BY BRIAN L. HUCHEL
The immediate future of funds for Vermilion Manor Nursing Home has Vermilion County looking toward the possibility of a loan for the former county facility.
The Vermilion County Board, in a special session last week, approved the sale of Vermilion Manor Nursing Home to FNR Healthcare Group, a partner of Premier HealthCare Management. The price was $3.5 million plus $2 million in capital improvements for the Catlin-Tilton Road building.
Despite the sale, the county is not finished with the nursing home yet. Auditor Linda Anstey told members of the finance and personnel committee that the county still faces paying out the personal days, vacation days and comp time.
In addition to that, she said the nursing home’s funds have been “bouncing back and forth” as of late and the facility did not receive a Medicare payment for the month of June.

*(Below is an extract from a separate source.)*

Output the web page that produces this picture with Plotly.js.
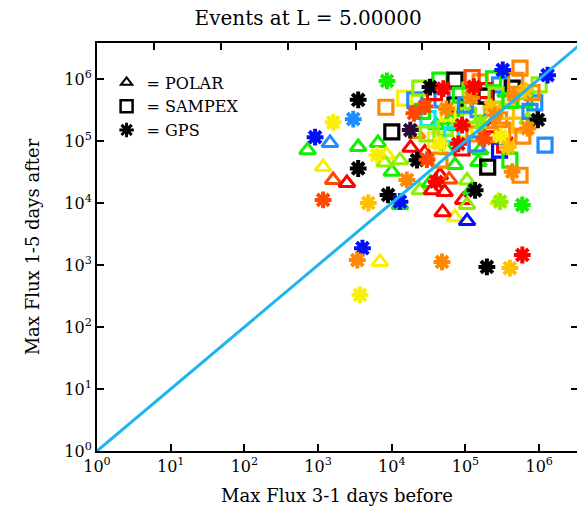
<!DOCTYPE html>
<html>
<head>
<meta charset="utf-8">
<script src="https://cdn.plot.ly/plotly-3.0.1.min.js"></script>
<style>html,body{margin:0;padding:0;background:#fff;}#chart{width:577px;height:515px;}</style>
</head>
<body>
<div id="chart"></div>
<script>
// ---- data ----
const decades = [1, 10, 100, 1e3, 1e4, 1e5, 1e6];
const decadeLabels = ['10<sup>0</sup>','10<sup>1</sup>','10<sup>2</sup>','10<sup>3</sup>','10<sup>4</sup>','10<sup>5</sup>','10<sup>6</sup>'];

const polarX = [7.2e2, 1.45e3, 1.17e3, 1.6e3, 2.46e3, 3.5e3, 6.5e3, 6.9e3, 1.29e4, 2.4e4, 7.2e4, 1.05e5, 9.3e4, 5.2e4, 1.05e5, 4.5e4, 7.2e4, 2.8e5, 1.58e5, 1.29e4, 1.0e4, 3.3e4, 1.8e4, 5.6e4, 4.9e4, 1.05e5, 3.5e4, 5.5e5, 6.2e4, 2.2e4, 8.5e3,
                4.0e4, 9.0e4, 2.2e5, 3.5e5, 7.0e5, 1.5e5, 2.8e4, 6.0e4, 1.2e5, 8.0e3];
const polarY = [7.1e4, 9.3e4, 3.8e4, 2.35e4, 2.1e4, 8.0e4, 9.3e4, 1.12e3, 9.3e3, 1.6e4, 5.9e3, 5.1e3, 1.12e4, 1.5e4, 2.3e4, 2.8e4, 4.1e4, 1.1e4, 7.1e4, 4.9e4, 3.2e4, 2.1e4, 7.8e4, 7.1e4, 7.1e3, 9.3e3, 1.6e4, 5.5e5, 2.2e5, 1.3e5, 6.0e4,
                1.8e5, 3.2e5, 1.6e5, 6.0e5, 2.2e5, 4.6e4, 6.5e4, 2.4e4, 1.6e4, 4.5e4];
const polarC = ['green','dodger','yellow','orangered','red','green','green','yellow','green','lime','yellow','blue','red','red','lime','red','green','yellow','green','lime','green','green','red','green','red','lime','red','lime','green','orange','yellow',
                'green','lime','red','green','lime','green','red','orangered','green','lime'];

const sampexX = [8.3e3, 1.5e4, 2.05e4, 3.1e4, 1.0e4, 4.8e4, 4.5e4, 7.2e4, 7.2e4, 2.0e5, 3.4e5, 2.9e5, 5.5e5, 8.7e5, 2.9e5, 4.3e5, 1.15e5, 1.58e5, 2.9e5, 1.48e5, 9.8e4, 2.1e5, 5.5e5, 1.0e6, 6.4e5, 3.9e4, 5.3e4, 9.0e4, 1.2e6, 1.23e5, 2.4e4, 4.0e5, 4.5e4, 5.5e5, 1.9e5, 7.2e4,
                 2.6e4, 3.8e4, 5.8e4, 8.5e4, 1.1e5, 1.3e5, 1.8e5, 2.4e5, 3.6e5, 4.8e5, 7.5e5, 8.0e5, 6.5e4, 1.0e5, 3.2e5, 2.6e5, 4.0e5, 6.0e5, 1.4e5, 3.0e4];
const sampexY = [3.5e5, 4.9e5, 4.6e5, 2.3e5, 1.4e5, 4.6e5, 9.6e5, 9.6e5, 3.8e5, 3.8e4, 8.6e4, 7.1e4, 2.8e4, 4.1e5, 8.0e5, 7.1e5, 6.6e5, 9.0e5, 2.2e5, 3.2e5, 1.5e5, 1.26e5, 1.8e5, 8.0e5, 4.6e5, 1.04e5, 1.6e5, 7.7e4, 8.6e4, 1.05e6, 7.1e5, 4.9e4, 4.9e4, 1.5e6, 5.3e5, 2.0e5,
                 3.0e5, 6.0e5, 2.8e5, 5.5e5, 2.6e5, 1.3e5, 6.5e5, 1.0e6, 3.0e5, 9.5e5, 3.0e5, 6.0e5, 1.25e5, 3.8e5, 1.5e5, 5.5e5, 4.5e5, 1.2e5, 9.0e4, 1.3e5];
const sampexC = ['orange','yellow','dodger','cyan','black','dodger','green','black','black','black','red','blue','orange','dodger','dodger','black','lime','orange','orange','dodger','yellow','orange','gold','lime','green','yellow','lime','red','dodger','orangered','lime','green','orange','orange','black','green',
                 'green','red','yellow','green','lime','orange','red','green','gold','orange','dodger','orange','cyan','dodger','orange','lime','green','orange','dodger','lime'];

const gpsX = [9.1e2, 1.6e3, 3.0e3, 3.5e3, 8.6e3, 3.3e4, 1.78e4, 3.5e3, 1.17e3, 4.8e3, 8.9e3, 1.29e4, 4.0e3, 3.4e3, 3.7e3, 4.8e4, 1.95e5, 4.0e5, 5.9e5, 2.95e5, 5.9e5, 1.35e5, 9.6e5, 3.2e5, 1.3e6, 4.3e5, 2.2e4, 6.3e3, 1.6e4, 5.0e4, 1.2e5, 2.2e5, 4.5e5, 8.0e4, 1.6e5, 3.0e4, 4.0e4, 3.0e5, 7.0e5, 2.0e4,
              5.5e4, 1.3e5, 2.5e5, 6.5e5, 9.0e4, 3.8e5, 1.8e5, 4.5e4, 2.8e4];
const gpsY = [1.15e5, 2.0e5, 2.25e5, 4.6e5, 9.3e5, 7.4e5, 1.5e5, 3.6e4, 1.12e4, 1.0e4, 1.35e4, 1.05e4, 1.87e3, 1.2e3, 3.3e2, 1.12e3, 9.3e2, 8.9e2, 1.45e3, 1.05e4, 9.3e3, 1.6e4, 2.2e5, 1.4e6, 1.15e6, 3.2e4, 4.9e4, 5.9e4, 2.35e4, 7.0e5, 5.0e5, 3.5e5, 5.5e5, 9.0e4, 2.0e5, 5.0e4, 2.2e4, 1.2e5, 1.6e5, 2.8e5,
              3.3e5, 7.5e5, 2.6e5, 6.5e5, 1.8e5, 8.0e4, 1.1e5, 9.0e4, 3.6e5];
const gpsC = ['blue','yellow','dodger','black','green','black','darkpurple','black','orangered','gold','black','blue','blue','orange','yellow','orange','black','gold','red','lime','green','black','black','blue','blue','orange','black','yellow','orange','red','orange','gold','orange','red','lime','orangered','red','yellow','orange','orangered',
              'orange','red','orange','gold','red','gold','orangered','yellow','orangered'];

const lineX = [1, 1e7];
const lineY = [1, 1e7];

const topTickPos = [0.119, 0.258, 0.398, 0.540, 0.677, 0.817];

// ---- styles ----
const palette = {
  black:'#000000', darkpurple:'#2a0a3a', blue:'#0010ff', dodger:'#1e8cff', cyan:'#00e8ff',
  green:'#10f000', lime:'#8ef000', yellow:'#f8f000', gold:'#ffc000', orange:'#ff8800',
  orangered:'#ff4800', red:'#ff0000'
};
const col = arr => arr.map(c => palette[c]);
const serif = 'DejaVu Serif, Liberation Serif, serif';

const traces = [
  {x: polarX, y: polarY, type:'scatter', mode:'markers', showlegend:false, hoverinfo:'skip',
   marker:{symbol:'triangle-up-open', size:14, color:col(polarC), line:{width:3}}},
  {x: sampexX, y: sampexY, type:'scatter', mode:'markers', showlegend:false, hoverinfo:'skip',
   marker:{symbol:'square-open', size:14, color:col(sampexC), line:{width:3.2}}},
  {x: gpsX, y: gpsY, type:'scatter', mode:'markers', showlegend:false, hoverinfo:'skip',
   marker:{symbol:'asterisk-open', size:14, color:col(gpsC), line:{width:4}}},
  {x: lineX, y: lineY, type:'scatter', mode:'lines', showlegend:false, hoverinfo:'skip',
   line:{color:'#1eb4f0', width:3}},
  // legend entries
  {x:[null], y:[null], type:'scatter', mode:'markers', name:'= POLAR',
   marker:{symbol:'triangle-up-open', size:10, color:'#000', line:{width:2}}},
  {x:[null], y:[null], type:'scatter', mode:'markers', name:'= SAMPEX',
   marker:{symbol:'square-open', size:12, color:'#000', line:{width:2.5}}},
  {x:[null], y:[null], type:'scatter', mode:'markers', name:'= GPS',
   marker:{symbol:'asterisk-open', size:12, color:'#000', line:{width:3}}},
  // carriers for the top and right tick axes
  {x:[null], y:[null], xaxis:'x2', yaxis:'y', type:'scatter', mode:'markers', showlegend:false, hoverinfo:'skip'},
  {x:[null], y:[null], xaxis:'x', yaxis:'y2', type:'scatter', mode:'markers', showlegend:false, hoverinfo:'skip'}
];

const layout = {
  width:577, height:515,
  margin:{l:97, r:0, t:43, b:64},
  paper_bgcolor:'#fff', plot_bgcolor:'#fff',
  font:{family:serif, color:'#000'},
  title:{text:'Events at L = 5.00000', font:{family:serif, size:20, color:'#000'},
         xref:'container', x:0.534, xanchor:'center', yref:'container', y:0.965, yanchor:'middle'},
  xaxis:{type:'log', range:[0, 6.513], tickvals:decades, ticktext:decadeLabels,
         ticks:'inside', ticklen:7, tickwidth:2, tickcolor:'#000',
         showline:true, linewidth:2, linecolor:'#000', mirror:false,
         showgrid:false, zeroline:false, tickfont:{family:serif, size:16},
         title:{text:'Max Flux 3-1 days before', font:{family:serif, size:18}, standoff:14}},
  yaxis:{type:'log', range:[0, 6.58], tickvals:decades, ticktext:decadeLabels,
         ticks:'inside', ticklen:7, tickwidth:2, tickcolor:'#000',
         showline:true, linewidth:2, linecolor:'#000', mirror:false,
         showgrid:false, zeroline:false, tickfont:{family:serif, size:16},
         title:{text:'Max Flux 1-5 days after', font:{family:serif, size:18}, standoff:20}},
  xaxis2:{overlaying:'x', side:'top', range:[0,1], tickvals:topTickPos, ticks:'inside',
          ticklen:7, tickwidth:2, tickcolor:'#000', showticklabels:false,
          showline:true, linewidth:2, linecolor:'#000', showgrid:false, zeroline:false},
  yaxis2:{overlaying:'y', side:'right', type:'log', range:[0, 6.58], tickvals:decades,
          ticks:'inside', ticklen:6, tickwidth:2, tickcolor:'#000', showticklabels:false,
          showline:false, showgrid:false, zeroline:false},
  showlegend:true,
  legend:{x:0.02, y:0.945, xanchor:'left', yanchor:'top', bgcolor:'rgba(0,0,0,0)',
          font:{family:serif, size:16, color:'#000'}, itemwidth:30, tracegroupgap:0}
};

Plotly.newPlot('chart', traces, layout, {staticPlot:true, displayModeBar:false});
</script>
</body>
</html>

She said Medicare payments are as much as four weeks behind currently.
Committee Chairman John Alexander of District 6 suggested the county could provide a loan from the county’s general fund until “we clear all these matters up with the nursing home.”
The committee did not take action on the suggestion because the meeting agenda didn’t indicate the potential for action on the issue. But the loan is expected to be brought up at the meeting of the full county board next week.

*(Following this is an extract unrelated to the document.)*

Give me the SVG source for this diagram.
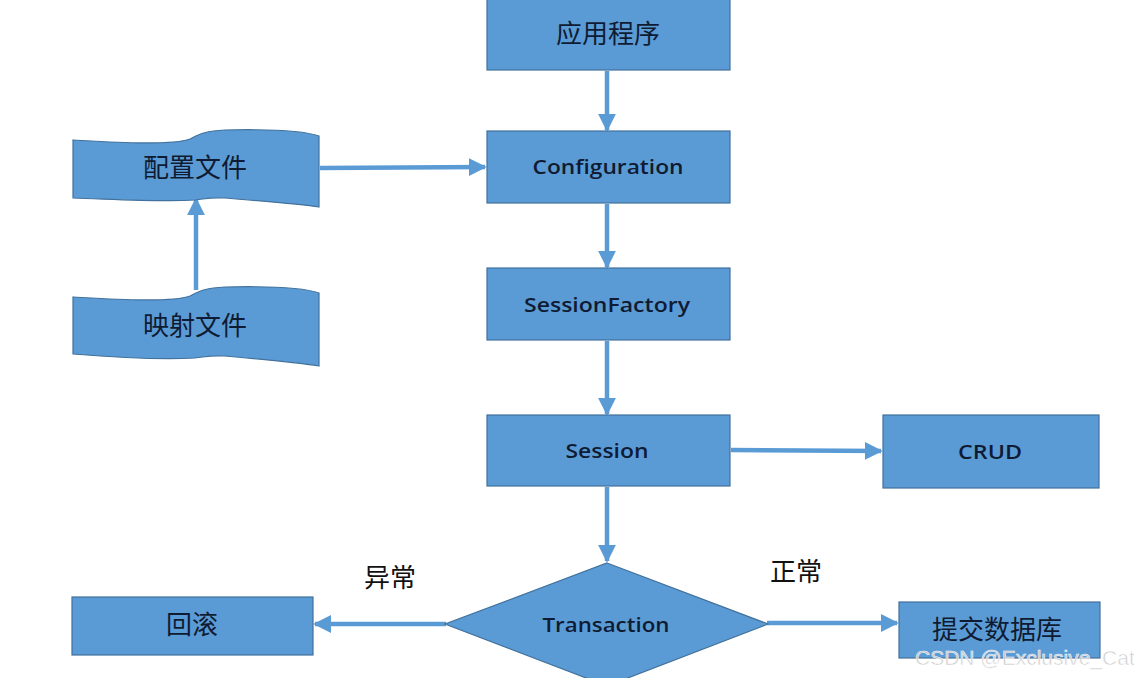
<svg xmlns="http://www.w3.org/2000/svg" width="1134" height="678" viewBox="0 0 1134 678">
<defs>
<marker id="ah" viewBox="0 0 10 10" refX="9" refY="5" markerWidth="4" markerHeight="4" orient="auto" markerUnits="strokeWidth">
<path d="M0,0 L10,5 L0,10 Z" fill="#5b9bd5"/>
</marker>
<style>
.box{fill:#5b9bd5;stroke:#41719c;stroke-width:1.2}
.cjk{font-family:"Noto Sans CJK SC","Noto Sans",sans-serif;font-size:26px;fill:#0f1b33;text-anchor:middle;dominant-baseline:central}
.en{font-family:"Open Sans","Lato",sans-serif;font-size:20px;font-weight:600;fill:#0f1b33;text-anchor:middle;dominant-baseline:central}
.lbl{font-family:"Noto Sans CJK SC","Noto Sans",sans-serif;font-size:26px;fill:#111;text-anchor:middle;dominant-baseline:central}
.conn{stroke:#5b9bd5;stroke-width:4.5;fill:none;marker-end:url(#ah)}
.wm{font-family:"Liberation Sans",Arial,sans-serif;font-size:21px;fill:#c8c8c8;stroke:#ffffff;stroke-width:0.6;opacity:0.9}
</style>
</defs>
<rect width="1134" height="678" fill="#ffffff"/>
<g id="connectors">
<line class="conn" x1="607" y1="71" x2="607" y2="130"/>
<line class="conn" x1="607" y1="204" x2="607" y2="267"/>
<line class="conn" x1="607" y1="341" x2="607" y2="414"/>
<line class="conn" x1="607" y1="487" x2="607" y2="561"/>
<line class="conn" x1="320" y1="168" x2="485" y2="167"/>
<line class="conn" x1="196" y1="290" x2="196" y2="199"/>
<line class="conn" x1="731" y1="450" x2="881" y2="451"/>
<line class="conn" x1="446" y1="624" x2="315" y2="624"/>
<line class="conn" x1="767" y1="623" x2="897" y2="623"/>
</g>
<g id="app"><rect class="box" x="487" y="-2" width="243" height="72"/><text class="cjk" x="608" y="31">应用程序</text></g>
<g id="configuration"><rect class="box" x="487" y="131" width="243" height="72"/><text class="en" x="608" y="166" textLength="151" lengthAdjust="spacingAndGlyphs">Configuration</text></g>
<g id="sessionfactory"><rect class="box" x="487" y="268" width="243" height="72"/><text class="en" x="607" y="304" textLength="166" lengthAdjust="spacingAndGlyphs">SessionFactory</text></g>
<g id="session"><rect class="box" x="487" y="415" width="243" height="71"/><text class="en" x="607" y="450" textLength="83" lengthAdjust="spacingAndGlyphs">Session</text></g>
<g id="crud"><rect class="box" x="883" y="415" width="216" height="73"/><text class="en" x="990" y="451" textLength="64" lengthAdjust="spacingAndGlyphs">CRUD</text></g>
<g id="config-file"><path class="box" d="M73,140 C110,142 170,146 190,139 C200,134 205,131 225,130 C270,129 305,131 319,136 L319,207 C300,204 260,201 225,198 C210,197 205,199 195,200 C160,202 110,199 73,198 Z"/><text class="cjk" x="195" y="165">配置文件</text></g>
<g id="mapping-file"><path class="box" d="M73,297 C110,299 170,303 190,296 C200,291 205,288 225,287 C270,286 305,288 319,293 L319,366 C300,363 260,359 225,356 C210,355 205,357 195,358 C160,360 110,357 73,354 Z"/><text class="cjk" x="195" y="323">映射文件</text></g>
<g id="transaction"><polygon class="box" points="607,563 768,624 607,686 445,624"/><text class="en" x="606" y="624" textLength="127" lengthAdjust="spacingAndGlyphs">Transaction</text></g>
<g id="rollback"><rect class="box" x="72" y="597" width="241" height="58"/><text class="cjk" x="192" y="622">回滚</text></g>
<g id="commit"><rect class="box" x="899" y="602" width="201" height="56"/><text class="cjk" x="997" y="627">提交数据库</text></g>
<text class="lbl" x="390" y="575">异常</text>
<text class="lbl" x="796" y="569">正常</text>
<text class="wm" x="915" y="665">CSDN @Exclusive_Cat</text>
</svg>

The committee did not discuss an amount for the loan at Monday’s meeting. But County Board Chairman Gary Weinard indicated to committee members that he would work on an agenda item for the full board that indicated a loan amount.

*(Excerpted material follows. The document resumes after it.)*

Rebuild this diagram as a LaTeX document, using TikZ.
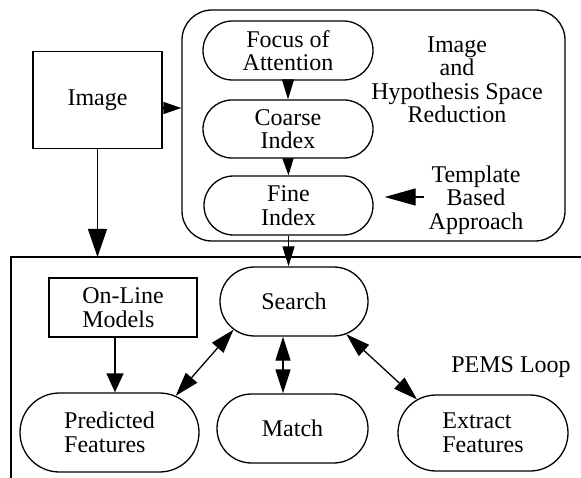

Anstey could not attach a total the county would have to pay in vacation and personal days as well as comp time at Monday’s meeting. She indicated the numbers could be available later this week.
The nursing home sale came in the midst of a funding drop for the nursing home. Funds had dropped from $2.4 million on Dec. 1 to $680,000 as of mid-last week. A two-week payroll alone costs a little more than $200,000.
When the nursing home’s money problems first elevated more than two years ago, Anstey said she was instructed by the board to prioritize bills and only pay payroll, utilities and food and medication if Vermilion Manor funds dropped to $500,000 — or the equivalent of two and a half payrolls.
In suggesting the loan, Alexander expressed hesitance in having to put off paying bills again at the nursing home.
“I don’t want to be parallel with the state in not paying our vendors,” he said.
This is not the first time the county has extended assistant to Vermilion Manor Nursing Home. In December 2011, the county board approved a line of credit of $572,000 to the nursing home. It received a $1.5 million line of credit from the county in January 2007.
Also at Monday’s meeting, the committee approved a recommendation for a new residency policy in the county.
Weinard said the policy will act as a suggestion in hiring county employees rather than attempt to force the decision with an ordinance. The policy will ask to give the preference to employment candidates living in Vermilion County.
A policy, passed in February 2010, called for all non-union employees of Vermilion County to reside within the county. Currently, there are around 250 non-union employees for the county.
Since that time, however, the policy has not been enforced in part due to a letter received from the Illinois Attorney General’s Office indicating the county could not enforce the policy among elected officeholders — which the county has no authority to control. County board members handle only the budgets for the elected officeholders, who make their own in-house policies.
Weinard said the policy approved Monday night would cover 10-15 positions among the departments under county control, including the Emergency Management Agency, Highway Department, Building and Grounds and Technology Services.
Committee member John Dreher of District 7 called the policy a “suitable way of settling things.”
Bruce Stark of District 9 abstained from the committee vote.